# [MATERIAL PROVIDED]
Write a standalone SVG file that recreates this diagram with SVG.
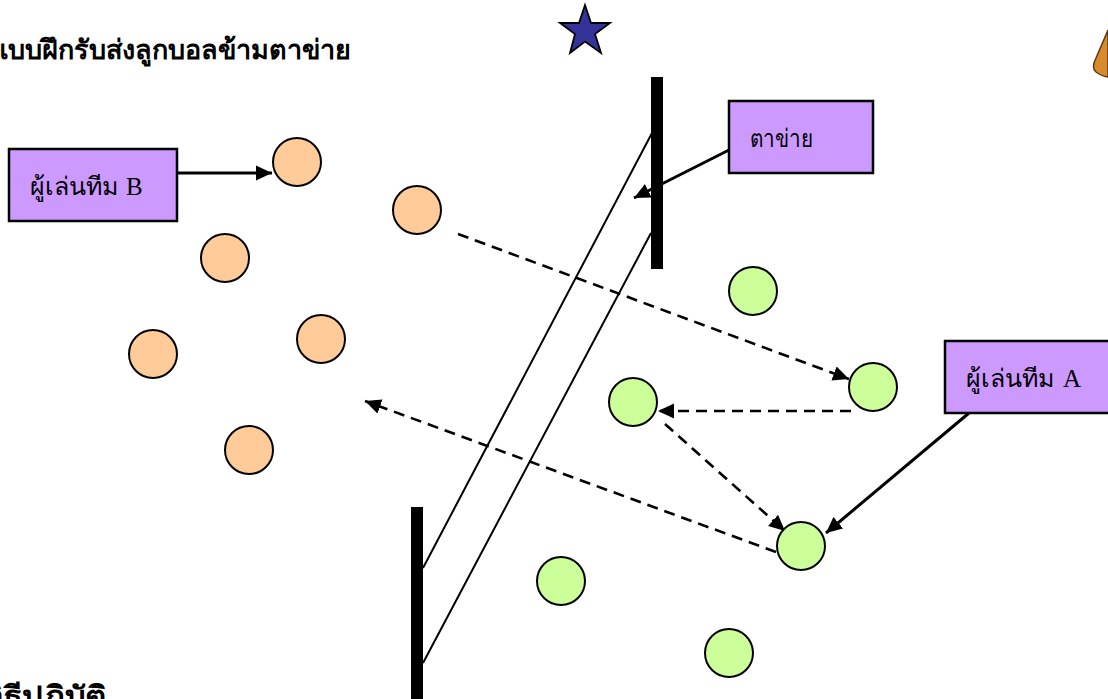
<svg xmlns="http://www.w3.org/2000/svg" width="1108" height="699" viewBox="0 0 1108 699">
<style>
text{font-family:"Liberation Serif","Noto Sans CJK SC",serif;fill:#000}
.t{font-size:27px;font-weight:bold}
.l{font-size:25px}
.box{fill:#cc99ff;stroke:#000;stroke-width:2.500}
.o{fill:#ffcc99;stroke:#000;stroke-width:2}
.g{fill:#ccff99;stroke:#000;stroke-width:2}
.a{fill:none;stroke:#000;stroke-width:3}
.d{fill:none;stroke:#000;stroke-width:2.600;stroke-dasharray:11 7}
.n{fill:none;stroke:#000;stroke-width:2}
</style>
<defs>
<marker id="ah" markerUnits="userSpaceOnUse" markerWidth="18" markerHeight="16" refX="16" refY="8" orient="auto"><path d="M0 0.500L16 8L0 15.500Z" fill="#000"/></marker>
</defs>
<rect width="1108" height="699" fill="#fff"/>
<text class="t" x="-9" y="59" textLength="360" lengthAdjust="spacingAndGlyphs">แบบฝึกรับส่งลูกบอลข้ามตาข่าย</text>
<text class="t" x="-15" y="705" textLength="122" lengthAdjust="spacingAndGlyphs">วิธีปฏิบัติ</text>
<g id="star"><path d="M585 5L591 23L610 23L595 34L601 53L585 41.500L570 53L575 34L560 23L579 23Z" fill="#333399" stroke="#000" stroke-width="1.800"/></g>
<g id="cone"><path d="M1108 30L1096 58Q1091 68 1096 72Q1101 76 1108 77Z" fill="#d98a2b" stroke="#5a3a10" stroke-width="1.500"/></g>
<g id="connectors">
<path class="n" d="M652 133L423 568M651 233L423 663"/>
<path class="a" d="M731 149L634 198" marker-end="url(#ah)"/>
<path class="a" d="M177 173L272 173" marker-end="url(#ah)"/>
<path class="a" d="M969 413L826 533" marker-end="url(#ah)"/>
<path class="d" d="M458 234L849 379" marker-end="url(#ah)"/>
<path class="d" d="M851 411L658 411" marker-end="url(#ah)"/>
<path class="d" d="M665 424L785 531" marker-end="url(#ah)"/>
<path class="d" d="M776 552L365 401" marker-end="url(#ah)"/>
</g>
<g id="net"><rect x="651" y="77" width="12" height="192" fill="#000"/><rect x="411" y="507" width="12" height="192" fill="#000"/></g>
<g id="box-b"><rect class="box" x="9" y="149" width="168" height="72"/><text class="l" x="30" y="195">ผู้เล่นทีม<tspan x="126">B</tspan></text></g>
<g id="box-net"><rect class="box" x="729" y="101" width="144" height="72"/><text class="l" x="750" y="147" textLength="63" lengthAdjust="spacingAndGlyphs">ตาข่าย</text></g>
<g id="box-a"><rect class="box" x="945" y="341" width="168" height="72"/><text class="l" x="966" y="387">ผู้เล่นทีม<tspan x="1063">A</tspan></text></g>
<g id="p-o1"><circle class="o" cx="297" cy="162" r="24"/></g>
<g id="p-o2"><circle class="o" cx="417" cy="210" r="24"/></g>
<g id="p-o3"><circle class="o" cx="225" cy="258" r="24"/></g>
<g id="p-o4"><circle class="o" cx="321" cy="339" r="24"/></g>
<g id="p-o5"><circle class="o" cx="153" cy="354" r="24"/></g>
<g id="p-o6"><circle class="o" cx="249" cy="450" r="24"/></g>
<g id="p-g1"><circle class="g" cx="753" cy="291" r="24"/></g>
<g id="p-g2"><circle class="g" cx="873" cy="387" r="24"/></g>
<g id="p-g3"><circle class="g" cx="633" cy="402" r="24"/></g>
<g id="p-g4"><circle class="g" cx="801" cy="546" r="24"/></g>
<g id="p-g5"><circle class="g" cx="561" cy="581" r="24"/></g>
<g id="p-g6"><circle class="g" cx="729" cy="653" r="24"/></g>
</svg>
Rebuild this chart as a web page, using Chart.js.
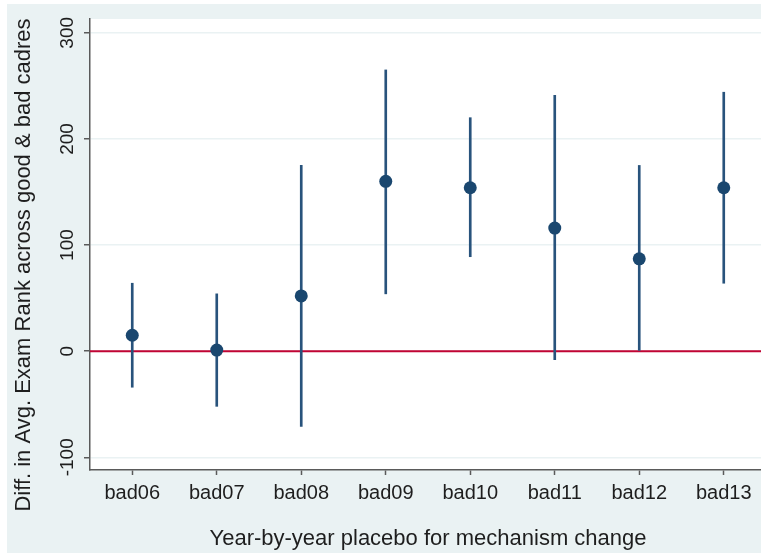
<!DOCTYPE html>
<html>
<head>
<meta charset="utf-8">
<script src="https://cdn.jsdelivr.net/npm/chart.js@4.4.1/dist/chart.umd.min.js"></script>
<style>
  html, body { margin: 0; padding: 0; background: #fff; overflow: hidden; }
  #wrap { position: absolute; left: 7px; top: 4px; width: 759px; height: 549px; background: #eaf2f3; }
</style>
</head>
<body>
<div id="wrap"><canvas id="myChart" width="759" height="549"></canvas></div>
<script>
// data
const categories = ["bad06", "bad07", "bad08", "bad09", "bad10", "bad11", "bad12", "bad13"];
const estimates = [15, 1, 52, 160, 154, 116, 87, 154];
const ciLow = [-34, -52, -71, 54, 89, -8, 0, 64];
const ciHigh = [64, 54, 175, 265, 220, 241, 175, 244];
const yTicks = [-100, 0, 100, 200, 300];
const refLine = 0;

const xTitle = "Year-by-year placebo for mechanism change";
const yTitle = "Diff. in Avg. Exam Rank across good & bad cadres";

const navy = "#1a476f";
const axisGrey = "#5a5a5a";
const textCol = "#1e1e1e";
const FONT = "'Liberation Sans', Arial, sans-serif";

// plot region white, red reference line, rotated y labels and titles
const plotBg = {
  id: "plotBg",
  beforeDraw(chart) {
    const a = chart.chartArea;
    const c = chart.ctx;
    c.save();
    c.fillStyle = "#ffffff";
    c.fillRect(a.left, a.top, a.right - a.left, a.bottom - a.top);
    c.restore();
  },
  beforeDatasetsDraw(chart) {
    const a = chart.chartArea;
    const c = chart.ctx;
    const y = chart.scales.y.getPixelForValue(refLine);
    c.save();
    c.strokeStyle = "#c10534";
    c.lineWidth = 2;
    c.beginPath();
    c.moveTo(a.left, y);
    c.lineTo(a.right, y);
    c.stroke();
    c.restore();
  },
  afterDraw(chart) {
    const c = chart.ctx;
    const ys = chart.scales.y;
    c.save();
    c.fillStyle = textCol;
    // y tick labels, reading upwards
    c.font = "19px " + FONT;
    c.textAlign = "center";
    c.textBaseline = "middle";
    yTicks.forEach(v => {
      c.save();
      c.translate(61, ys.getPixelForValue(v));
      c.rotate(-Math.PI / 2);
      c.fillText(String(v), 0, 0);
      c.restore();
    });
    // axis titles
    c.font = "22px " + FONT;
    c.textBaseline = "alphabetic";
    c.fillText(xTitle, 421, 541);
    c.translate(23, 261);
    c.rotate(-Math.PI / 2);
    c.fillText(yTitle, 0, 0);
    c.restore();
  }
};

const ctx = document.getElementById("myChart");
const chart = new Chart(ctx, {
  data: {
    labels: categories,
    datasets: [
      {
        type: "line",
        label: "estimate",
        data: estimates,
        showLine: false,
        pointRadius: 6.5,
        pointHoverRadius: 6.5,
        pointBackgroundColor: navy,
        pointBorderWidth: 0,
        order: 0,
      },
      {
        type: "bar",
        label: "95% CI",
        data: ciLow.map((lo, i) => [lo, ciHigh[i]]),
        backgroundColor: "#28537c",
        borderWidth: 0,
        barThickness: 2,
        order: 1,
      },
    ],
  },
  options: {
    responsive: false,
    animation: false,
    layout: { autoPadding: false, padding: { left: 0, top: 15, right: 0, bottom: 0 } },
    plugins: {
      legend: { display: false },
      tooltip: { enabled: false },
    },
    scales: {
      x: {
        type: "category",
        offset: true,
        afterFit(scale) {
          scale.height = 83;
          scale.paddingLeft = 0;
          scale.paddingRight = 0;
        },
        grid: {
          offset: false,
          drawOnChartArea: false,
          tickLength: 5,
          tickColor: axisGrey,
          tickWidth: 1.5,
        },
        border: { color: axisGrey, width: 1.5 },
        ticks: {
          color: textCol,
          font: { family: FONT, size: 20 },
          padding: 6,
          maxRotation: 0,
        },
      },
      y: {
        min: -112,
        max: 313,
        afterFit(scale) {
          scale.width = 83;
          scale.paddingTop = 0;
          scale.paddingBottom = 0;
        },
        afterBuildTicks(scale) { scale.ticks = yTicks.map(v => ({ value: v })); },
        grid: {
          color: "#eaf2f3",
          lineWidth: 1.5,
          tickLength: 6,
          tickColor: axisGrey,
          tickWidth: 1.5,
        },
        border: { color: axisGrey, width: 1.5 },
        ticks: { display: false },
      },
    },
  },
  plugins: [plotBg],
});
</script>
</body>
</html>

# [SET EXERCISE]
Extract every line above that contains the word "this".

# [FINAL RESULT]
Write a standalone SVG file that recreates this diagram with SVG.
Rebuild this chart as a web page, using Chart.js.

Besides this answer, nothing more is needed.